### Exercise instructions
Leave out the pictures and transcribe everything else exactly.

### Recorded data
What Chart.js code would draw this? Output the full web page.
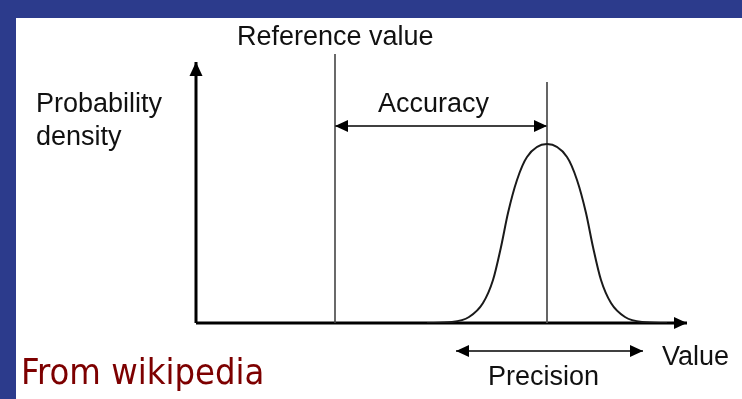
<!DOCTYPE html>
<html lang="en">
<head>
    <meta charset="UTF-8">
    <title>Accuracy and precision</title>
    <script src="https://cdn.jsdelivr.net/npm/chart.js"></script>
    <style>
        html, body { margin: 0; padding: 0; background: #2c3b8c; }
        #wrap { position: relative; width: 742px; height: 399px; }
    </style>
</head>
<body>
<div id="wrap"><canvas id="accChart" width="742" height="399"></canvas></div>

<script>
    // Bell curve (value axis, density)
    const curveX = [231, 256, 273, 287, 297, 305, 312, 321, 331, 351, 371, 381, 390, 397, 405, 415, 429, 446, 471];
    const curveY = [0, 1, 6, 20, 43, 76, 110, 143, 166, 179, 166, 143, 110, 76, 43, 20, 6, 1, 0];

    // Axes and marker lines
    const axisX = [0, 491];
    const axisY = [0, 261];
    const referenceValue = 139;
    const referenceTop = 269;
    const meanValue = 351;
    const meanTop = 241;
    const accuracyLevel = 197;
    const precisionRange = [260, 447];
    const precisionLevel = -28;

    const labels = {
        reference: 'Reference value',
        yTitle: ['Probability', 'density'],
        accuracy: 'Accuracy',
        precision: 'Precision',
        xTitle: 'Value',
        source: 'From wikipedia'
    };

    const seg = (x0, y0, x1, y1) => [{ x: x0, y: y0 }, { x: x1, y: y1 }];

    // paints the slide background and the white panel
    const backdrop = {
        id: 'backdrop',
        beforeDraw(chart) {
            const c = chart.ctx;
            c.save();
            c.fillStyle = '#2c3b8c';
            c.fillRect(0, 0, chart.width, chart.height);
            c.fillStyle = '#ffffff';
            c.fillRect(16, 18, chart.width - 16, chart.height - 18);
            c.restore();
        }
    };

    // arrowheads at the ends of datasets flagged with `arrows`
    const arrowHeads = {
        id: 'arrowHeads',
        afterDatasetsDraw(chart) {
            const c = chart.ctx;
            chart.data.datasets.forEach((ds, i) => {
                if (!ds.arrows) return;
                const pts = chart.getDatasetMeta(i).data;
                const ends = [];
                if (ds.arrows.includes('end')) ends.push([pts[pts.length - 2], pts[pts.length - 1]]);
                if (ds.arrows.includes('start')) ends.push([pts[1], pts[0]]);
                ends.forEach(([from, tip]) => {
                    const ang = Math.atan2(tip.y - from.y, tip.x - from.x);
                    const len = ds.headLen || 13, half = ds.headHalf || 6;
                    c.save();
                    c.translate(tip.x, tip.y);
                    c.rotate(ang);
                    c.beginPath();
                    c.moveTo(0, 0);
                    c.lineTo(-len, -half);
                    c.lineTo(-len, half);
                    c.closePath();
                    c.fillStyle = '#000';
                    c.fill();
                    c.restore();
                });
            });
        }
    };

    const textLabels = {
        id: 'textLabels',
        afterDraw(chart) {
            const c = chart.ctx;
            c.save();
            c.textBaseline = 'alphabetic';
            c.textAlign = 'left';
            c.fillStyle = '#111';
            c.font = '27px "Liberation Sans", Arial, sans-serif';
            c.fillText(labels.reference, 237, 45);
            c.fillText(labels.yTitle[0], 36, 112);
            c.fillText(labels.yTitle[1], 36, 145);
            c.fillText(labels.accuracy, 378, 112);
            c.fillText(labels.precision, 488, 385);
            c.fillText(labels.xTitle, 662, 365);
            c.fillStyle = '#7d0000';
            c.font = '36px "DejaVu Sans Condensed", "DejaVu Sans", sans-serif';
            c.fillText(labels.source, 21, 384);
            c.restore();
        }
    };

    const ctx = document.getElementById('accChart').getContext('2d');
    new Chart(ctx, {
        type: 'line',
        data: {
            datasets: [
                {
                    label: 'density',
                    data: curveX.map((x, i) => ({ x: x, y: curveY[i] })),
                    borderColor: '#1a1a1a',
                    borderWidth: 2,
                    cubicInterpolationMode: 'monotone',
                    pointRadius: 0
                },
                {
                    label: 'reference',
                    data: seg(referenceValue, 0, referenceValue, referenceTop),
                    borderColor: '#444',
                    borderWidth: 1.6,
                    pointRadius: 0,
                    clip: false
                },
                {
                    label: 'mean',
                    data: seg(meanValue, 0, meanValue, meanTop),
                    borderColor: '#555',
                    borderWidth: 1.8,
                    pointRadius: 0
                },
                {
                    label: 'x axis',
                    data: seg(axisX[0], 0, axisX[1], 0),
                    borderColor: '#000',
                    borderWidth: 3,
                    pointRadius: 0,
                    arrows: ['end'],
                    clip: false
                },
                {
                    label: 'y axis',
                    data: seg(0, axisY[0], 0, axisY[1]),
                    borderColor: '#000',
                    borderWidth: 3,
                    pointRadius: 0,
                    arrows: ['end'],
                    headLen: 14,
                    headHalf: 6.5,
                    clip: false
                },
                {
                    label: 'accuracy',
                    data: seg(referenceValue, accuracyLevel, meanValue, accuracyLevel),
                    borderColor: '#000',
                    borderWidth: 1.5,
                    pointRadius: 0,
                    arrows: ['start', 'end']
                },
                {
                    label: 'precision',
                    data: seg(precisionRange[0], precisionLevel, precisionRange[1], precisionLevel),
                    borderColor: '#000',
                    borderWidth: 1.5,
                    pointRadius: 0,
                    arrows: ['start', 'end'],
                    clip: false
                }
            ]
        },
        options: {
            responsive: false,
            animation: false,
            layout: { padding: { left: 196, right: 55, top: 54, bottom: 76 } },
            plugins: { legend: { display: false }, tooltip: { enabled: false } },
            scales: {
                x: { type: 'linear', min: 0, max: 491, display: false },
                y: { type: 'linear', min: 0, max: 269, display: false }
            }
        },
        plugins: [backdrop, arrowHeads, textLabels]
    });
</script>
</body>
</html>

### Solution for this problem
What Chart.js code would draw this? Output the full web page.
<!DOCTYPE html>
<html lang="en">
<head>
    <meta charset="UTF-8">
    <title>Accuracy and precision</title>
    <script src="https://cdn.jsdelivr.net/npm/chart.js"></script>
    <style>
        html, body { margin: 0; padding: 0; background: #2c3b8c; }
        #wrap { position: relative; width: 742px; height: 399px; }
    </style>
</head>
<body>
<div id="wrap"><canvas id="accChart" width="742" height="399"></canvas></div>

<script>
    // Bell curve (value axis, density)
    const curveX = [231, 256, 273, 287, 297, 305, 312, 321, 331, 351, 371, 381, 390, 397, 405, 415, 429, 446, 471];
    const curveY = [0, 1, 6, 20, 43, 76, 110, 143, 166, 179, 166, 143, 110, 76, 43, 20, 6, 1, 0];

    // Axes and marker lines
    const axisX = [0, 491];
    const axisY = [0, 261];
    const referenceValue = 139;
    const referenceTop = 269;
    const meanValue = 351;
    const meanTop = 241;
    const accuracyLevel = 197;
    const precisionRange = [260, 447];
    const precisionLevel = -28;

    const labels = {
        reference: 'Reference value',
        yTitle: ['Probability', 'density'],
        accuracy: 'Accuracy',
        precision: 'Precision',
        xTitle: 'Value',
        source: 'From wikipedia'
    };

    const seg = (x0, y0, x1, y1) => [{ x: x0, y: y0 }, { x: x1, y: y1 }];

    // paints the slide background and the white panel
    const backdrop = {
        id: 'backdrop',
        beforeDraw(chart) {
            const c = chart.ctx;
            c.save();
            c.fillStyle = '#2c3b8c';
            c.fillRect(0, 0, chart.width, chart.height);
            c.fillStyle = '#ffffff';
            c.fillRect(16, 18, chart.width - 16, chart.height - 18);
            c.restore();
        }
    };

    // arrowheads at the ends of datasets flagged with `arrows`
    const arrowHeads = {
        id: 'arrowHeads',
        afterDatasetsDraw(chart) {
            const c = chart.ctx;
            chart.data.datasets.forEach((ds, i) => {
                if (!ds.arrows) return;
                const pts = chart.getDatasetMeta(i).data;
                const ends = [];
                if (ds.arrows.includes('end')) ends.push([pts[pts.length - 2], pts[pts.length - 1]]);
                if (ds.arrows.includes('start')) ends.push([pts[1], pts[0]]);
                ends.forEach(([from, tip]) => {
                    const ang = Math.atan2(tip.y - from.y, tip.x - from.x);
                    const len = ds.headLen || 13, half = ds.headHalf || 6;
                    c.save();
                    c.translate(tip.x, tip.y);
                    c.rotate(ang);
                    c.beginPath();
                    c.moveTo(0, 0);
                    c.lineTo(-len, -half);
                    c.lineTo(-len, half);
                    c.closePath();
                    c.fillStyle = '#000';
                    c.fill();
                    c.restore();
                });
            });
        }
    };

    const textLabels = {
        id: 'textLabels',
        afterDraw(chart) {
            const c = chart.ctx;
            c.save();
            c.textBaseline = 'alphabetic';
            c.textAlign = 'left';
            c.fillStyle = '#111';
            c.font = '27px "Liberation Sans", Arial, sans-serif';
            c.fillText(labels.reference, 237, 45);
            c.fillText(labels.yTitle[0], 36, 112);
            c.fillText(labels.yTitle[1], 36, 145);
            c.fillText(labels.accuracy, 378, 112);
            c.fillText(labels.precision, 488, 385);
            c.fillText(labels.xTitle, 662, 365);
            c.fillStyle = '#7d0000';
            c.font = '36px "DejaVu Sans Condensed", "DejaVu Sans", sans-serif';
            c.fillText(labels.source, 21, 384);
            c.restore();
        }
    };

    const ctx = document.getElementById('accChart').getContext('2d');
    new Chart(ctx, {
        type: 'line',
        data: {
            datasets: [
                {
                    label: 'density',
                    data: curveX.map((x, i) => ({ x: x, y: curveY[i] })),
                    borderColor: '#1a1a1a',
                    borderWidth: 2,
                    cubicInterpolationMode: 'monotone',
                    pointRadius: 0
                },
                {
                    label: 'reference',
                    data: seg(referenceValue, 0, referenceValue, referenceTop),
                    borderColor: '#444',
                    borderWidth: 1.6,
                    pointRadius: 0,
                    clip: false
                },
                {
                    label: 'mean',
                    data: seg(meanValue, 0, meanValue, meanTop),
                    borderColor: '#555',
                    borderWidth: 1.8,
                    pointRadius: 0
                },
                {
                    label: 'x axis',
                    data: seg(axisX[0], 0, axisX[1], 0),
                    borderColor: '#000',
                    borderWidth: 3,
                    pointRadius: 0,
                    arrows: ['end'],
                    clip: false
                },
                {
                    label: 'y axis',
                    data: seg(0, axisY[0], 0, axisY[1]),
                    borderColor: '#000',
                    borderWidth: 3,
                    pointRadius: 0,
                    arrows: ['end'],
                    headLen: 14,
                    headHalf: 6.5,
                    clip: false
                },
                {
                    label: 'accuracy',
                    data: seg(referenceValue, accuracyLevel, meanValue, accuracyLevel),
                    borderColor: '#000',
                    borderWidth: 1.5,
                    pointRadius: 0,
                    arrows: ['start', 'end']
                },
                {
                    label: 'precision',
                    data: seg(precisionRange[0], precisionLevel, precisionRange[1], precisionLevel),
                    borderColor: '#000',
                    borderWidth: 1.5,
                    pointRadius: 0,
                    arrows: ['start', 'end'],
                    clip: false
                }
            ]
        },
        options: {
            responsive: false,
            animation: false,
            layout: { padding: { left: 196, right: 55, top: 54, bottom: 76 } },
            plugins: { legend: { display: false }, tooltip: { enabled: false } },
            scales: {
                x: { type: 'linear', min: 0, max: 491, display: false },
                y: { type: 'linear', min: 0, max: 269, display: false }
            }
        },
        plugins: [backdrop, arrowHeads, textLabels]
    });
</script>
</body>
</html>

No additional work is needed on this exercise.